> [WHAT YOU NEED TO DO] Quote every line of the data below as it stands, omitting pictures.

> [AVAILABLE DATA]
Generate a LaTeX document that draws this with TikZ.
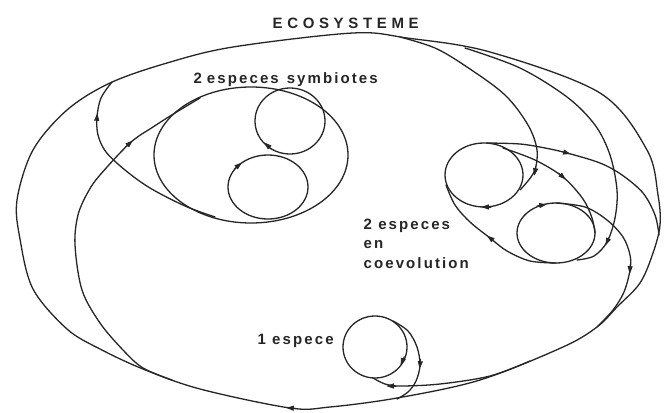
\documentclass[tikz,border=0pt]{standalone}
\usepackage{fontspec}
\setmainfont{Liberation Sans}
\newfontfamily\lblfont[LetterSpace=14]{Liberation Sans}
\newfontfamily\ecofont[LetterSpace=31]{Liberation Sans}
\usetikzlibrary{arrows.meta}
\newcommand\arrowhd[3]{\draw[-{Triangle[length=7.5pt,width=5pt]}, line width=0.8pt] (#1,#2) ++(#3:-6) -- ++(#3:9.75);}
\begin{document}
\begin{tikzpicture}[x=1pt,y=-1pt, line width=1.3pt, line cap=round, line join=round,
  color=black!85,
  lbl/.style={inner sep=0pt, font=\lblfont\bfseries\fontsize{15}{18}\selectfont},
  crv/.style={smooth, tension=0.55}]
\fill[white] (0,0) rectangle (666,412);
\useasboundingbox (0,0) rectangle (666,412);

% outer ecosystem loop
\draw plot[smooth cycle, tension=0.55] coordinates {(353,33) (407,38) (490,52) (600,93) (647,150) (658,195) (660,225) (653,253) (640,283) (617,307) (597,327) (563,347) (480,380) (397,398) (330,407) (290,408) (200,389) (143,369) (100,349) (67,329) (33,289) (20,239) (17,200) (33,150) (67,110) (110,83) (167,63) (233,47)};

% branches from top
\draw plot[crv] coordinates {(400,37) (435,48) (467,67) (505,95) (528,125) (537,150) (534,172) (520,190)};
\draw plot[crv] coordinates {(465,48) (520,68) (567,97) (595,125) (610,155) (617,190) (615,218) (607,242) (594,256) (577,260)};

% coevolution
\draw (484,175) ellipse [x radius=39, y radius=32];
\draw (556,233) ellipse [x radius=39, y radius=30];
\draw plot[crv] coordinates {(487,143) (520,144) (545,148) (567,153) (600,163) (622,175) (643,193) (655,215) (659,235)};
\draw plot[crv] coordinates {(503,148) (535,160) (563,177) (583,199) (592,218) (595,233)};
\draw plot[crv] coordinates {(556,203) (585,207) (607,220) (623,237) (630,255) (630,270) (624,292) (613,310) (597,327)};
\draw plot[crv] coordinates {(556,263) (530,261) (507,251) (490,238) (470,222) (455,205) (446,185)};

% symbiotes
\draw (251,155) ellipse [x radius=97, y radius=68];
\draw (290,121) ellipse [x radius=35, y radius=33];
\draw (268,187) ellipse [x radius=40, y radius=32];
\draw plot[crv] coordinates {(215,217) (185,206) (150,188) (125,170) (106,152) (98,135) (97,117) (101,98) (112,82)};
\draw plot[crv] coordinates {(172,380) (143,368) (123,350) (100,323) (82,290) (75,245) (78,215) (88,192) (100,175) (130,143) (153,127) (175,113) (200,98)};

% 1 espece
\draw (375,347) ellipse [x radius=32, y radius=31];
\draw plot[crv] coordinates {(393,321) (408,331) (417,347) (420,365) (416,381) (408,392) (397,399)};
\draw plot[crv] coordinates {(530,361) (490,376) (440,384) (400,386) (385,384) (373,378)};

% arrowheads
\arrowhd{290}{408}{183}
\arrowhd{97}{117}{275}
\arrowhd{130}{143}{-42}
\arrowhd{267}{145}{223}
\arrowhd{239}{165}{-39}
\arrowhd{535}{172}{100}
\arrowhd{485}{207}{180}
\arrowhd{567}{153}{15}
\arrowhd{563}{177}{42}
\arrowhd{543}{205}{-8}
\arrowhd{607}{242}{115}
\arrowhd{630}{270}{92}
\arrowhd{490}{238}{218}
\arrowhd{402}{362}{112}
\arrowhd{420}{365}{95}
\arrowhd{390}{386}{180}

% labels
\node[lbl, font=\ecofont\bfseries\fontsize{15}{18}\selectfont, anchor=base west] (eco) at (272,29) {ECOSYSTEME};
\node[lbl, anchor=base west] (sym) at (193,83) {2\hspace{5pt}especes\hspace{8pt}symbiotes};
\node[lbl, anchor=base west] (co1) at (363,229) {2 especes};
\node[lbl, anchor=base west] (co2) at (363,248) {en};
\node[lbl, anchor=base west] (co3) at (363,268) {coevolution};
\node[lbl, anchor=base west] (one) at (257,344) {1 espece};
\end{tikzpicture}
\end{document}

> [EXPECTED OUTPUT]
Generate a LaTeX document that draws this with TikZ.
\documentclass[tikz,border=0pt]{standalone}
\usepackage{fontspec}
\setmainfont{Liberation Sans}
\newfontfamily\lblfont[LetterSpace=14]{Liberation Sans}
\newfontfamily\ecofont[LetterSpace=31]{Liberation Sans}
\usetikzlibrary{arrows.meta}
\newcommand\arrowhd[3]{\draw[-{Triangle[length=7.5pt,width=5pt]}, line width=0.8pt] (#1,#2) ++(#3:-6) -- ++(#3:9.75);}
\begin{document}
\begin{tikzpicture}[x=1pt,y=-1pt, line width=1.3pt, line cap=round, line join=round,
  color=black!85,
  lbl/.style={inner sep=0pt, font=\lblfont\bfseries\fontsize{15}{18}\selectfont},
  crv/.style={smooth, tension=0.55}]
\fill[white] (0,0) rectangle (666,412);
\useasboundingbox (0,0) rectangle (666,412);

% outer ecosystem loop
\draw plot[smooth cycle, tension=0.55] coordinates {(353,33) (407,38) (490,52) (600,93) (647,150) (658,195) (660,225) (653,253) (640,283) (617,307) (597,327) (563,347) (480,380) (397,398) (330,407) (290,408) (200,389) (143,369) (100,349) (67,329) (33,289) (20,239) (17,200) (33,150) (67,110) (110,83) (167,63) (233,47)};

% branches from top
\draw plot[crv] coordinates {(400,37) (435,48) (467,67) (505,95) (528,125) (537,150) (534,172) (520,190)};
\draw plot[crv] coordinates {(465,48) (520,68) (567,97) (595,125) (610,155) (617,190) (615,218) (607,242) (594,256) (577,260)};

% coevolution
\draw (484,175) ellipse [x radius=39, y radius=32];
\draw (556,233) ellipse [x radius=39, y radius=30];
\draw plot[crv] coordinates {(487,143) (520,144) (545,148) (567,153) (600,163) (622,175) (643,193) (655,215) (659,235)};
\draw plot[crv] coordinates {(503,148) (535,160) (563,177) (583,199) (592,218) (595,233)};
\draw plot[crv] coordinates {(556,203) (585,207) (607,220) (623,237) (630,255) (630,270) (624,292) (613,310) (597,327)};
\draw plot[crv] coordinates {(556,263) (530,261) (507,251) (490,238) (470,222) (455,205) (446,185)};

% symbiotes
\draw (251,155) ellipse [x radius=97, y radius=68];
\draw (290,121) ellipse [x radius=35, y radius=33];
\draw (268,187) ellipse [x radius=40, y radius=32];
\draw plot[crv] coordinates {(215,217) (185,206) (150,188) (125,170) (106,152) (98,135) (97,117) (101,98) (112,82)};
\draw plot[crv] coordinates {(172,380) (143,368) (123,350) (100,323) (82,290) (75,245) (78,215) (88,192) (100,175) (130,143) (153,127) (175,113) (200,98)};

% 1 espece
\draw (375,347) ellipse [x radius=32, y radius=31];
\draw plot[crv] coordinates {(393,321) (408,331) (417,347) (420,365) (416,381) (408,392) (397,399)};
\draw plot[crv] coordinates {(530,361) (490,376) (440,384) (400,386) (385,384) (373,378)};

% arrowheads
\arrowhd{290}{408}{183}
\arrowhd{97}{117}{275}
\arrowhd{130}{143}{-42}
\arrowhd{267}{145}{223}
\arrowhd{239}{165}{-39}
\arrowhd{535}{172}{100}
\arrowhd{485}{207}{180}
\arrowhd{567}{153}{15}
\arrowhd{563}{177}{42}
\arrowhd{543}{205}{-8}
\arrowhd{607}{242}{115}
\arrowhd{630}{270}{92}
\arrowhd{490}{238}{218}
\arrowhd{402}{362}{112}
\arrowhd{420}{365}{95}
\arrowhd{390}{386}{180}

% labels
\node[lbl, font=\ecofont\bfseries\fontsize{15}{18}\selectfont, anchor=base west] (eco) at (272,29) {ECOSYSTEME};
\node[lbl, anchor=base west] (sym) at (193,83) {2\hspace{5pt}especes\hspace{8pt}symbiotes};
\node[lbl, anchor=base west] (co1) at (363,229) {2 especes};
\node[lbl, anchor=base west] (co2) at (363,248) {en};
\node[lbl, anchor=base west] (co3) at (363,268) {coevolution};
\node[lbl, anchor=base west] (one) at (257,344) {1 espece};
\end{tikzpicture}
\end{document}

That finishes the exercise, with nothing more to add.